The government’s non-acknowledgement of ‘The Crash Site’ and the site’s potent toxicity have put everyone in a bit of a catch-22. On one hand, it has made for what is perhaps the most subversive stop on the Wayside. ‘The Crash Site,’ after all, is assumed to be the sprawled totality of an alien spaceship or the burst remains of a supervillainous lair. It is peppered with psychedelic crystals and threaded-through with stiff, paper-thin steel.
Everything inside the site proper is lethally radioactive. Geiger counters indicate danger several yards out and, rather than dissipating, the radiation has only grown stronger. Several informal lookout sites have been established and then abandoned again as the dangerous area grows wider at the fringes. On a bad day, the radiation will sometimes reach the highway. It’s weak, now, but there are questions about what should be done and whether a car passing through at reasonable speeds will be enough to protect travelers who had no intention of stopping.
The government sees no problem.
The crystals and the metal have thus far proven too dangerous to steal away. They manifest shallow ribbon cuts on any flesh within three inches or so. They cut and burn, even through protective equipment. The cuts do not easily heal and, for the span of about a day, they are contagious. The burns blister and scar and blister again, sometimes for years after contact. Souvenirs are only theoretically possible and, as always, not worth the price.’
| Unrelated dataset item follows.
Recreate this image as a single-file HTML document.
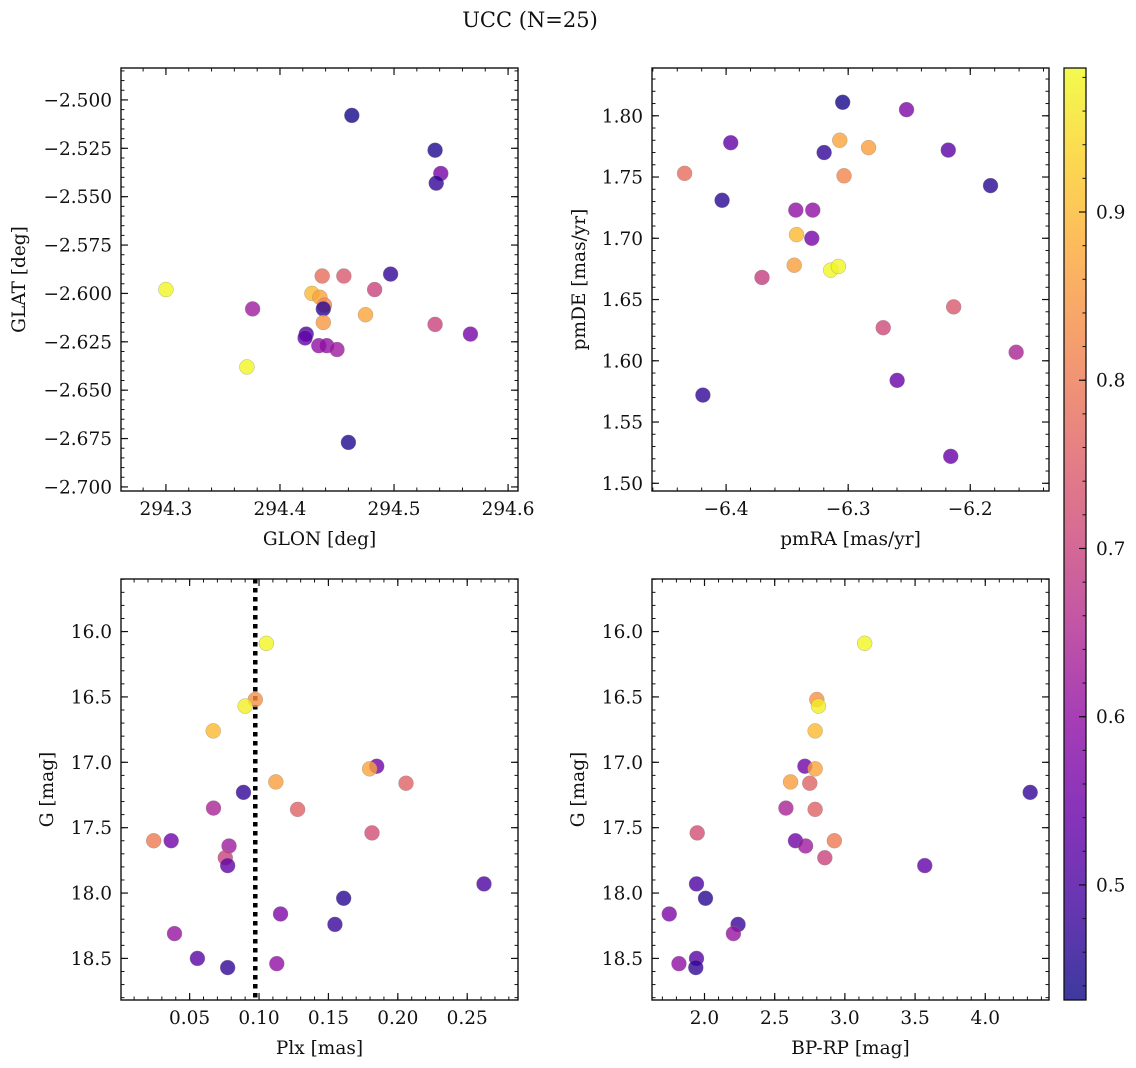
<!DOCTYPE html>
<html><head><meta charset="utf-8">
<style>
html,body{margin:0;padding:0;background:#fff;}
svg{display:block;font-family:"DejaVu Serif","Liberation Serif",serif;}
</style></head>
<body>
<svg id="chart" width="1136" height="1068" viewBox="0 0 1136 1068" xmlns="http://www.w3.org/2000/svg">
<text x="530" y="27" font-size="21" text-anchor="middle" fill="#111">UCC (N=25)</text>
</svg>
<script>
// ---- data: top-left panel (GLON/GLAT) ----
const tlGlon = [294.463,294.536,294.541,294.537,294.497,294.437,294.456,294.300,294.483,294.428,294.435,294.439,294.438,294.376,294.475,294.438,294.536,294.567,294.423,294.422,294.434,294.441,294.450,294.371,294.460];
const tlGlat = [-2.508,-2.526,-2.538,-2.543,-2.590,-2.591,-2.591,-2.598,-2.598,-2.600,-2.602,-2.606,-2.608,-2.608,-2.611,-2.615,-2.616,-2.621,-2.621,-2.623,-2.627,-2.627,-2.629,-2.638,-2.677];
const tlProb = [0.44,0.45,0.56,0.47,0.47,0.78,0.74,0.98,0.70,0.90,0.87,0.82,0.46,0.62,0.87,0.85,0.70,0.56,0.50,0.53,0.60,0.60,0.62,0.98,0.45];
// ---- data: top-right panel (pmRA/pmDE) ----
const trPmra = [-6.3045,-6.2522,-6.3962,-6.3069,-6.2833,-6.3197,-6.2180,-6.4340,-6.3034,-6.1834,-6.4033,-6.3429,-6.3290,-6.3423,-6.3298,-6.3442,-6.3143,-6.3080,-6.3706,-6.2136,-6.2713,-6.1624,-6.2599,-6.4190,-6.2160];
const trPmde = [1.811,1.805,1.778,1.780,1.774,1.770,1.772,1.753,1.751,1.743,1.731,1.723,1.723,1.703,1.700,1.678,1.674,1.677,1.668,1.644,1.627,1.607,1.584,1.572,1.522];
const trProb = [0.44,0.57,0.53,0.87,0.86,0.47,0.52,0.78,0.82,0.46,0.46,0.60,0.60,0.90,0.56,0.86,0.98,0.98,0.69,0.74,0.71,0.64,0.54,0.47,0.54];
// ---- data: bottom panels (Plx, BP-RP, G) ----
const btPlx  = [0.1053,0.0973,0.0900,0.0670,0.1848,0.1797,0.1121,0.2059,0.0888,0.0672,0.1278,0.1814,0.0241,0.0367,0.0784,0.0757,0.0774,0.2621,0.1610,0.1155,0.1547,0.0391,0.0556,0.0774,0.1128];
const btBprp = [3.141,2.800,2.812,2.788,2.715,2.788,2.613,2.750,4.320,2.580,2.788,1.948,2.925,2.648,2.720,2.857,3.569,1.943,2.007,1.749,2.239,2.206,1.943,1.938,1.818];
const btG    = [16.09,16.52,16.57,16.76,17.03,17.05,17.15,17.16,17.23,17.35,17.36,17.54,17.60,17.60,17.64,17.73,17.79,17.93,18.04,18.16,18.24,18.31,18.50,18.57,18.54];
const btProb = [0.98,0.84,0.97,0.90,0.55,0.87,0.86,0.76,0.47,0.64,0.76,0.72,0.80,0.55,0.62,0.70,0.53,0.50,0.46,0.57,0.48,0.61,0.52,0.47,0.60];
const plxLine = [0.0973];
const cbTicks = [0.5,0.6,0.7,0.8,0.9];
const cbMin = 0.4316, cbMax = 0.9856;

const NS = "http://www.w3.org/2000/svg";
const svg = document.getElementById('chart');
const FS = 18.5;
function mk(tag, attrs, parent){
  const e = document.createElementNS(NS, tag);
  for (const k in attrs) e.setAttribute(k, attrs[k]);
  (parent||svg).appendChild(e);
  return e;
}
const plasma = [[0,[13,8,135]],[0.1,[65,4,157]],[0.2,[106,0,168]],[0.3,[143,13,164]],[0.4,[177,42,144]],[0.5,[204,71,120]],[0.6,[225,100,98]],[0.7,[242,132,75]],[0.8,[252,166,54]],[0.9,[252,206,37]],[1,[240,249,33]]];
const ALPHA = 0.8;
function cmap(t){
  t=Math.max(0,Math.min(1,t));
  for(let i=1;i<plasma.length;i++){
    if(t<=plasma[i][0]){
      const a=plasma[i-1],b=plasma[i],f=(t-a[0])/(b[0]-a[0]);
      return 'rgb('+[0,1,2].map(j=>Math.round(a[1][j]+f*(b[1][j]-a[1][j]))).join(',')+')';
    }
  }
  return 'rgb(240,249,33)';
}
function pcol(p){return cmap((p-cbMin)/(cbMax-cbMin));}

function panel(o){
  const g = mk('g',{});
  
  
  const {x0,x1,y0,y1} = o.box;
  const sx = v => x0 + (v-o.xd[0])/(o.xd[1]-o.xd[0])*(x1-x0);
  const sy = o.yinv ? (v => y0 + (v-o.yd[0])/(o.yd[1]-o.yd[0])*(y1-y0))
                    : (v => y1 - (v-o.yd[0])/(o.yd[1]-o.yd[0])*(y1-y0));
  const eps=1e-9;
  const minor = mk('g',{stroke:'#111','stroke-width':1},g);
  
  
  const xlo=Math.min(...o.xd), xhi=Math.max(...o.xd), ylo=Math.min(...o.yd), yhi=Math.max(...o.yd);
  for(let v=Math.ceil(xlo/o.xmin-eps)*o.xmin; v<=xhi+eps; v+=o.xmin){
    const x=sx(v); mk('line',{x1:x,x2:x,y1:y1,y2:y1-3.5},minor); mk('line',{x1:x,x2:x,y1:y0,y2:y0+3.5},minor);
  }
  for(let v=Math.ceil(ylo/o.ymin-eps)*o.ymin; v<=yhi+eps; v+=o.ymin){
    const y=sy(v); mk('line',{x1:x0,x2:x0+3.5,y1:y,y2:y},minor); mk('line',{x1:x1,x2:x1-3.5,y1:y,y2:y},minor);
  }
  const maj = mk('g',{stroke:'#111','stroke-width':1.2},g);
  o.xt.forEach(v=>{
    const x=sx(v);
    mk('line',{x1:x,x2:x,y1:y1,y2:y1-7},maj); mk('line',{x1:x,x2:x,y1:y0,y2:y0+7},maj);
    const t=mk('text',{x:x,y:y1+24,'font-size':FS,'text-anchor':'middle',fill:'#111'},g);
    
    
    t.textContent=v.toFixed(o.xdec).replace('-','\u2212');
  });
  o.yt.forEach(v=>{
    const y=sy(v);
    mk('line',{x1:x0,x2:x0+7,y1:y,y2:y},maj); mk('line',{x1:x1,x2:x1-7,y1:y,y2:y},maj);
    const t=mk('text',{x:x0-9,y:y+6.5,'font-size':FS,'text-anchor':'end',fill:'#111'},g);
    
    
    t.textContent=v.toFixed(o.ydec).replace('-','\u2212');
  });
  if(o.vline){
    o.vline.forEach(v=>{
      const l=mk('line',{x1:sx(v),x2:sx(v),y1:y0,y2:y1,stroke:'#000','stroke-width':4.5,'stroke-dasharray':'4.5 4.5'},g);
      
      
    });
  }
  o.xs.forEach((xv,i)=>{
    const c=mk('circle',{cx:sx(xv),cy:sy(o.ys[i]),r:7.5,fill:pcol(o.cs[i]),'fill-opacity':ALPHA,stroke:'#888','stroke-width':0.5,'stroke-opacity':0.6},g);
    
    
  });
  const fr=mk('rect',{x:x0,y:y0,width:x1-x0,height:y1-y0,fill:'none',stroke:'#111','stroke-width':1.4},g);
  
  
  const xl=mk('text',{x:(x0+x1)/2,y:y1+54,'font-size':FS,'text-anchor':'middle',fill:'#111'},g);
  
  
  xl.textContent=o.xlabel;
  const yl=mk('text',{x:0,y:0,'font-size':FS,'text-anchor':'middle',fill:'#111',transform:'translate('+o.ylx+','+((y0+y1)/2)+') rotate(-90)'},g);
  
  
  yl.textContent=o.ylabel;
}

panel({name:'glon-glat-panel',box:{x0:121,x1:518,y0:68,y1:491},xd:[294.2606,294.6087],yd:[-2.7021,-2.4835],
  xt:[294.3,294.4,294.5,294.6],yt:[-2.700,-2.675,-2.650,-2.625,-2.600,-2.575,-2.550,-2.525,-2.500],xdec:1,ydec:3,xmin:0.02,ymin:0.005,
  xs:tlGlon,ys:tlGlat,cs:tlProb,xlabel:'GLON [deg]',ylabel:'GLAT [deg]',ylx:25});
panel({name:'pm-panel',box:{x0:652,x1:1049,y0:68,y1:491},xd:[-6.4607,-6.1355],yd:[1.4937,1.839],
  xt:[-6.4,-6.3,-6.2],yt:[1.50,1.55,1.60,1.65,1.70,1.75,1.80],xdec:1,ydec:2,xmin:0.02,ymin:0.01,
  xs:trPmra,ys:trPmde,cs:trProb,xlabel:'pmRA [mas/yr]',ylabel:'pmDE [mas/yr]',ylx:585});
panel({name:'plx-g-panel',box:{x0:121,x1:518,y0:579,y1:1000},xd:[0.00055,0.2866],yd:[15.598,18.818],yinv:true,
  xt:[0.05,0.10,0.15,0.20,0.25],yt:[16.0,16.5,17.0,17.5,18.0,18.5],xdec:2,ydec:1,xmin:0.01,ymin:0.1,
  xs:btPlx,ys:btG,cs:btProb,xlabel:'Plx [mas]',ylabel:'G [mag]',ylx:53,vline:plxLine});
panel({name:'cmd-panel',box:{x0:652,x1:1049,y0:579,y1:1000},xd:[1.626,4.454],yd:[15.598,18.818],yinv:true,
  xt:[2.0,2.5,3.0,3.5,4.0],yt:[16.0,16.5,17.0,17.5,18.0,18.5],xdec:1,ydec:1,xmin:0.1,ymin:0.1,
  xs:btBprp,ys:btG,cs:btProb,xlabel:'BP-RP [mag]',ylabel:'G [mag]',ylx:584});

(function(){
  const x0=1064,x1=1086,y0=68,y1=1000;
  const cb=mk('g',{});
  
  
  const defs=mk('defs',{},cb);
  const lg=mk('linearGradient',{id:'pl',x1:0,y1:1,x2:0,y2:0},defs);
  plasma.forEach(s=>mk('stop',{offset:s[0],'stop-color':cmap(s[0])},lg));
  mk('rect',{x:x0,y:y0,width:x1-x0,height:y1-y0,fill:'url(#pl)','fill-opacity':ALPHA},cb);
  mk('rect',{x:x0,y:y0,width:x1-x0,height:y1-y0,fill:'none',stroke:'#111','stroke-width':1.3},cb);
  const sy=v=>y1-(v-cbMin)/(cbMax-cbMin)*(y1-y0);
  for(let v=Math.ceil(cbMin/0.02)*0.02; v<=cbMax; v+=0.02){
    const y=sy(v); mk('line',{x1:x1,x2:x1-3.5,y1:y,y2:y,stroke:'#111','stroke-width':1},cb);
  }
  cbTicks.forEach(v=>{
    const y=sy(v);
    mk('line',{x1:x1,x2:x1-7,y1:y,y2:y,stroke:'#111','stroke-width':1.2},cb);
    const t=mk('text',{x:x1+10,y:y+6.5,'font-size':FS,fill:'#111'},cb);
    
    
    t.textContent=v.toFixed(1);
  });
})();
</script>
</body></html>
You couldn’t pay me to get close enough to ‘The Crash Site’ to experience any of what the Guide affectionately downplays as ‘side-effects.’ I view it, instead, from an area nearly half a mile away where an enterprising person has planted a pair of those pay-per-view binocular systems, configured in such a way as to be immune to the unexplained visual distortion that plagues most normal looking devices. A sign near the binoculars suggests the immunity can be attributed to the device’s being made from material retrieved from ‘The Crash Site’ which, if I wasn’t 100% sure this was a lie, would have made it a no-go as well.
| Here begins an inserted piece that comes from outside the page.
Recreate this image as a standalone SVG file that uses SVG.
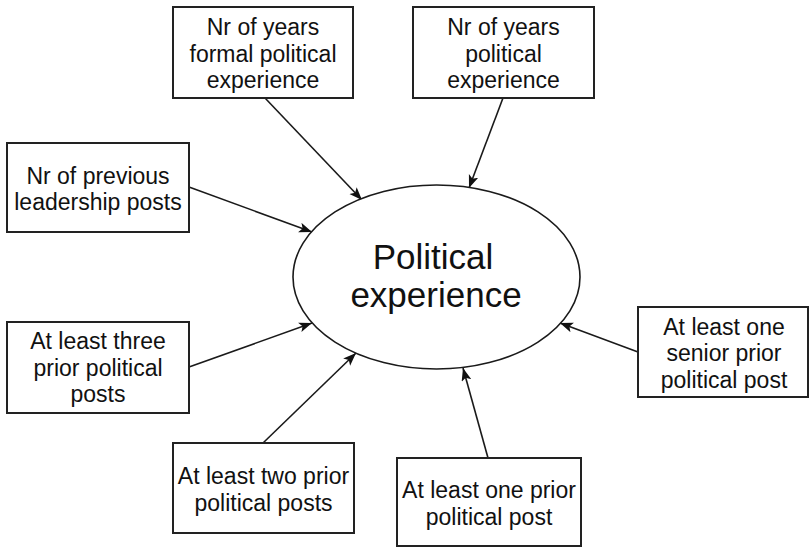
<svg xmlns="http://www.w3.org/2000/svg" width="809" height="548" viewBox="0 0 809 548">
  <style>
    .box { fill: #ffffff; stroke: #222222; stroke-width: 2; }
    .hub { fill: #ffffff; stroke: #1a1a1a; stroke-width: 1.6; }
    .lbl { font-family: "Liberation Sans", Arial, Helvetica, sans-serif; font-size: 23px; fill: #111111; text-anchor: middle; }
    .big { font-family: "Liberation Sans", Arial, Helvetica, sans-serif; font-size: 35px; fill: #111111; text-anchor: middle; }
    .edge { fill: none; stroke: #1a1a1a; stroke-width: 1.6; marker-end: url(#arrow); }
  </style>
  <defs>
    <marker id="arrow" markerUnits="userSpaceOnUse" markerWidth="14" markerHeight="12" refX="13" refY="5" orient="auto">
      <path d="M0,0 L13,5 L0,10 L3,5 z" fill="#111111"/>
    </marker>
  </defs>
  <rect width="809" height="548" fill="#ffffff"/>

  <!-- connectors: each indicator points at the central construct -->
  <g id="connectors">
    <line class="edge" x1="265" y1="98" x2="362" y2="200"/>
    <line class="edge" x1="503" y1="98" x2="469" y2="188"/>
    <line class="edge" x1="189" y1="187" x2="312" y2="232"/>
    <line class="edge" x1="189" y1="367" x2="312" y2="323"/>
    <line class="edge" x1="263" y1="443" x2="356" y2="353"/>
    <line class="edge" x1="488" y1="458" x2="463" y2="368"/>
    <line class="edge" x1="638" y1="352" x2="560" y2="323"/>
  </g>

  <g id="political-experience">
    <ellipse class="hub" cx="436.5" cy="277" rx="143.5" ry="92"/>
    <text class="big" x="433" y="269">Political</text>
    <text class="big" x="436" y="307">experience</text>
  </g>

  <g id="years-formal">
    <rect class="box" x="173" y="7" width="180" height="91"/>
    <text class="lbl" x="263" y="35">Nr of years</text>
    <text class="lbl" x="263" y="61.5">formal political</text>
    <text class="lbl" x="263" y="88">experience</text>
  </g>

  <g id="years-political">
    <rect class="box" x="413" y="7" width="181" height="91"/>
    <text class="lbl" x="503.5" y="35">Nr of years</text>
    <text class="lbl" x="503.5" y="61.5">political</text>
    <text class="lbl" x="503.5" y="88">experience</text>
  </g>

  <g id="leadership-posts">
    <rect class="box" x="7" y="143" width="182" height="89"/>
    <text class="lbl" x="98" y="183.5">Nr of previous</text>
    <text class="lbl" x="98" y="210">leadership posts</text>
  </g>

  <g id="three-posts">
    <rect class="box" x="7" y="322" width="182" height="91"/>
    <text class="lbl" x="98" y="349">At least three</text>
    <text class="lbl" x="98" y="375.5">prior political</text>
    <text class="lbl" x="98" y="402">posts</text>
  </g>

  <g id="two-posts">
    <rect class="box" x="173" y="443" width="181" height="90"/>
    <text class="lbl" x="263.5" y="484">At least two prior</text>
    <text class="lbl" x="263.5" y="510.5">political posts</text>
  </g>

  <g id="one-post">
    <rect class="box" x="397" y="458" width="184" height="88"/>
    <text class="lbl" x="489" y="497.5">At least one prior</text>
    <text class="lbl" x="489" y="524.5">political post</text>
  </g>

  <g id="senior-post">
    <rect class="box" x="638" y="307" width="170" height="90"/>
    <text class="lbl" x="724" y="334.5">At least one</text>
    <text class="lbl" x="724" y="361">senior prior</text>
    <text class="lbl" x="724" y="388">political post</text>
  </g>
</svg>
Observed from a safe distance, ‘The Crash Site’ is beautiful like a snake, sharp and oilslick in the sun. The crystals sparkle and gline, dust-free despite the arid New Mexico desert. Despite the wind. Despite years of weathering and covert attempts to smother the area in something that would block the radiation or at least keep people at bay.
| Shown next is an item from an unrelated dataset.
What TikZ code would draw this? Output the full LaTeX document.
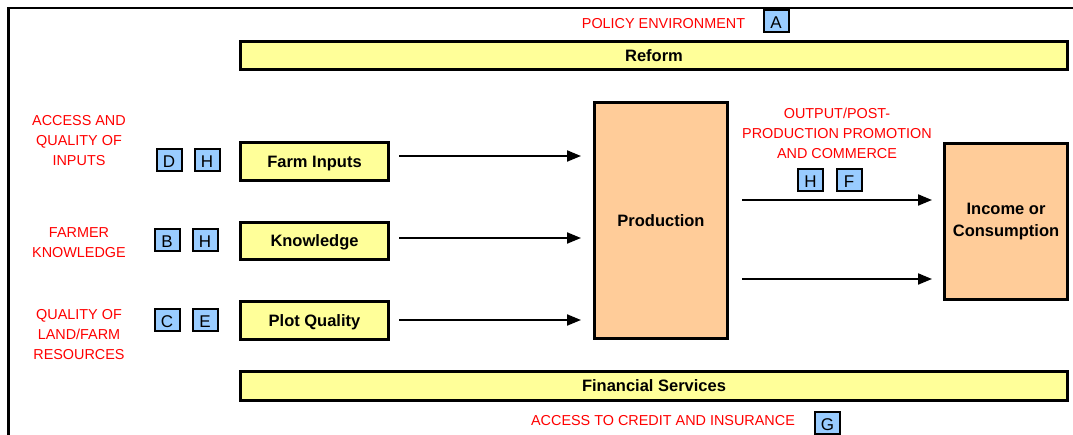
\documentclass[tikz,border=0pt]{standalone}
\usepackage{fontspec}
\setmainfont{Liberation Sans}
\usetikzlibrary{arrows.meta}
\definecolor{barY}{HTML}{FFFF99}
\definecolor{boxO}{HTML}{FFCC99}
\definecolor{boxB}{HTML}{99CCFF}
\definecolor{lblR}{HTML}{FF0000}
\tikzset{
  bar/.style={draw, line width=3pt, fill=barY, inner sep=0pt, text depth=0pt, font=\fontsize{16.5}{19}\selectfont\bfseries},
  bigbox/.style={draw, line width=3pt, fill=boxO, inner sep=0pt, align=center, font=\fontsize{16.5}{22}\selectfont\bfseries},
  tag/.style={draw, line width=2pt, fill=boxB, minimum width=25pt, minimum height=22pt, inner sep=0pt, text depth=0pt, font=\fontsize{17}{17}\selectfont},
  red/.style={text=lblR, align=center, inner sep=0pt, font=\fontsize{14.4}{20}\selectfont},
  arr/.style={line width=2pt, -{Triangle[length=14pt,width=11pt]}},
  frame/.style={line width=2.2pt}
}
\begin{document}
\begin{tikzpicture}[x=1pt,y=-1pt]
\useasboundingbox (0,0) rectangle (1073,435);
% frame
\coordinate (fbl) at (8.5,436);
\coordinate (ftl) at (8.5,7.8);
\coordinate (ftr) at (1074,7.8);
\draw[frame] (fbl) -- (ftl) -- (ftr);

% bars
\node[bar, minimum width=827pt, minimum height=28pt] (reform) at (654,55.5) {Reform};
\node[bar, minimum width=827pt, minimum height=29pt] (fin) at (654,386) {Financial Services};

% left boxes
\node[bar, minimum width=148pt, minimum height=38pt] (fi) at (314.5,161.5) {Farm Inputs};
\node[bar, minimum width=148pt, minimum height=37pt] (kn) at (314.5,241) {Knowledge};
\node[bar, minimum width=148pt, minimum height=38pt] (pq) at (314.5,320.5) {Plot Quality};

% big boxes
\node[bigbox, minimum width=133pt, minimum height=236pt] (prod) at (661,220.5) {Production};
\node[bigbox, minimum width=123pt, minimum height=156pt] (inc) at (1006,221.5) {Income or\\Consumption};

% red labels
\node[red] (lpol) at (663.5,24) {POLICY ENVIRONMENT};
\node[red] (linp) at (79,141) {ACCESS AND\\QUALITY OF\\INPUTS};
\node[red] (lknw) at (79,243) {FARMER\\KNOWLEDGE};
\node[red] (lland) at (79,335) {QUALITY OF\\LAND/FARM\\RESOURCES};
\node[red] (lout) at (837,133.5) {OUTPUT/POST-\\PRODUCTION PROMOTION\\AND COMMERCE};
\node[red] (lcred) at (663,421) {ACCESS TO CREDIT AND INSURANCE};

% tags
\node[tag] (tA) at (776,21.5) {\raisebox{-3pt}{A}};
\node[tag] (tD) at (169,160) {\raisebox{-3pt}{D}};
\node[tag] (tH1) at (207,160) {\raisebox{-3pt}{H}};
\node[tag] (tB) at (167,240) {\raisebox{-3pt}{B}};
\node[tag] (tH2) at (205,240) {\raisebox{-3pt}{H}};
\node[tag] (tC) at (167,320) {\raisebox{-3pt}{C}};
\node[tag] (tE) at (205,320) {\raisebox{-3pt}{E}};
\node[tag] (tH3) at (810.5,180) {\raisebox{-3pt}{H}};
\node[tag] (tF) at (849,180) {\raisebox{-3pt}{F}};
\node[tag] (tG) at (827.5,423) {\raisebox{-3pt}{G}};

% arrows
\coordinate (y1) at (0,156);
\coordinate (y2) at (0,238);
\coordinate (y3) at (0,320);
\coordinate (y4) at (0,200);
\coordinate (y5) at (0,279);
\draw[arr, shorten <=9pt, shorten >=12pt] (fi.east |- y1) -- (prod.west |- y1);
\draw[arr, shorten <=9pt, shorten >=12pt] (kn.east |- y2) -- (prod.west |- y2);
\draw[arr, shorten <=9pt, shorten >=12pt] (pq.east |- y3) -- (prod.west |- y3);
\draw[arr, shorten <=13pt, shorten >=11pt] (prod.east |- y4) -- (inc.west |- y4);
\draw[arr, shorten <=13pt, shorten >=11pt] (prod.east |- y5) -- (inc.west |- y5);
\end{tikzpicture}
\end{document}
The only other visitors are two teen boys who seem to be daring each other to approach, who are already so much closer than I would ever be to something unknown and dangerous. One of the boys runs at the site, swoops in close and then circles back to where he started. The second boy does the same, only he cuts deeper and he trips, stumbles to the ground. Lies facedown. The first boy calls for him. He pulls out his phone but remembers that it is off- that turning it on too close to ‘The Crash Site’ will cause the battery to swell and burst. He runs back toward the car that brought them, is still running, facing away, when the fallen boy stands and brushes himself off and trots after.
A joke, maybe? They say ‘The Crash Site’ changes some people, but nobody seems to know how.
The wind changes and my vision warps. I leave the binoculars with time left and try to remember the person I was just before. I think I was the same, but I won’t ever really be sure.